Kirkus Reviews QR Code
EXERCISE OF POWER by Robert M. Gates

EXERCISE OF POWER

American Failures, Successes, and a New Path Forward in the Post–Cold War World

by Robert M. Gates

Pub Date: June 16th, 2020
ISBN: 978-1-5247-3188-5
Publisher: Knopf

Former Secretary of Defense Gates offers a sweeping view of the uses and limitations of American power in the modern era.

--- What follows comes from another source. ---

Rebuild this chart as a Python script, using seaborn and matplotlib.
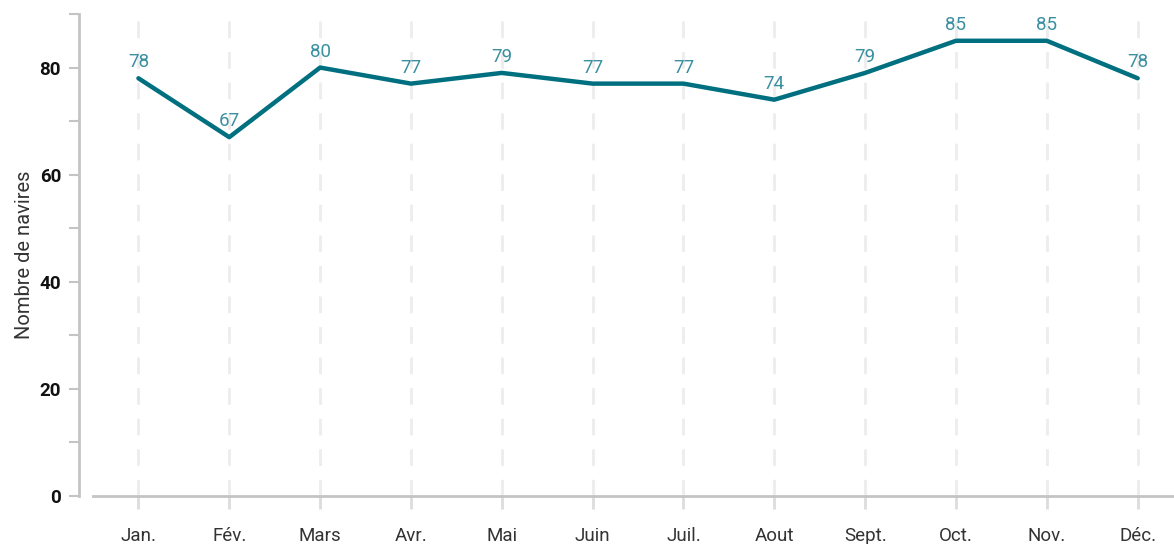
import numpy as np
import pandas as pd
import matplotlib
matplotlib.use("Agg")
import matplotlib.pyplot as plt
import seaborn as sns

mois = ["Jan.", "Fév.", "Mars", "Avr.", "Mai", "Juin", "Juil.", "Aout", "Sept.", "Oct.", "Nov.", "Déc."]
navires = [78, 67, 80, 77, 79, 77, 77, 74, 79, 85, 85, 78]

df = pd.DataFrame({"mois": mois, "navires": navires})

sns.set_style("white")
plt.rcParams["font.family"] = ["Roboto", "DejaVu Sans"]

line_col = "#007080"
label_col = "#3a8fa0"
axis_col = "#c4c4c4"

fig = plt.figure(figsize=(11.74, 5.44), dpi=100)
ax = fig.add_axes([93 / 1174, 48 / 544, 1 - 93 / 1174, (496 - 14) / 544])

for s in ["top", "right"]:
    ax.spines[s].set_visible(False)
ax.spines["left"].set_position(("outward", 10))
ax.spines["left"].set_color(axis_col)
ax.spines["left"].set_linewidth(2)
ax.spines["bottom"].set_color(axis_col)
ax.spines["bottom"].set_linewidth(2)

# dashed vertical guides
for i in range(len(mois)):
    ax.axvline(i, color="#ededed", lw=2, ls=(0, (6, 5)), zorder=0)

sns.lineplot(data=df, x="mois", y="navires", sort=False, color=line_col, lw=3.2, ax=ax, zorder=3)

for i, v in enumerate(navires):
    ax.annotate(str(v), (i, v), xytext=(0, 5), textcoords="offset points",
                ha="center", va="bottom", color=label_col, fontsize=13.5, zorder=4)

ax.set_xlim(-0.5, 11.4)
ax.set_ylim(0, 90)
ax.set_yticks([0, 20, 40, 60, 80])
ax.set_yticks(np.arange(10, 100, 20), minor=True)
ax.set_yticklabels(["0", "20", "40", "60", "80"], fontweight="bold", fontsize=13.5, color="#111111")
ax.set_xticks(range(len(mois)))
ax.set_xticklabels(mois, fontsize=13.5, color="#333333")

ax.tick_params(axis="y", which="both", length=7, width=1.5, color=axis_col, pad=6, left=True)
ax.tick_params(axis="x", length=9, width=2, color="#dcdcdc", pad=13, bottom=True)

ax.set_xlabel("")
ax.set_ylabel("Nombre de navires", fontsize=14.5, color="#333333", labelpad=4)

fig.savefig("out.png", dpi=100)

The U.S. remains the world’s foremost superpower, notes the author at the beginning, but that doesn’t mean that we’re not challenged at every turn: China is growing economically, with its political influence broadening; Russia “is aggressively threatening and attempting to destabilize Western democracies and dominate its neighbors”; and small states from North Korea to Iraq and Syria remain hot spots even as several NATO members become ever more autocratic. Recent political leaders, Gates holds, have failed to understand and project American power properly, certainly as compared to Eisenhower, Reagan, and George H.W. Bush. The author relies on a half-century of service to critique the presidents who have come after them. On the military front, for instance, he urges the application of Bush’s cautious approach to Iraq in the first Gulf War: Define the objectives clearly, bring overwhelming force, and then get out. Career diplomats, though bureaucratized, are essential to the application of nonmilitary power. Economic power constitutes another instrument. Here, Gates takes Trump to task for an isolationist approach that leaves the door open to China to take the place of the U.S.—as it has been with its international infrastructure projects in 60 countries, all intended to hasten the transport of critical resources to China. Other failures are the invasion of Iraq in 2003, although the author disputes the claim that George W. Bush knowingly lied about weapons of mass destruction: “U.S. and foreign intelligence agencies simply were in error, with grave consequences.” Though critics of Gates will dismiss some of his programmatic recommendations—such as, say, don’t replace one dictator with another without a good plan in place—it’s refreshing to see a secretary of defense call for the use of the military as a choice of last resort.

Recommended reading for foreign policy and geopolitics wonks.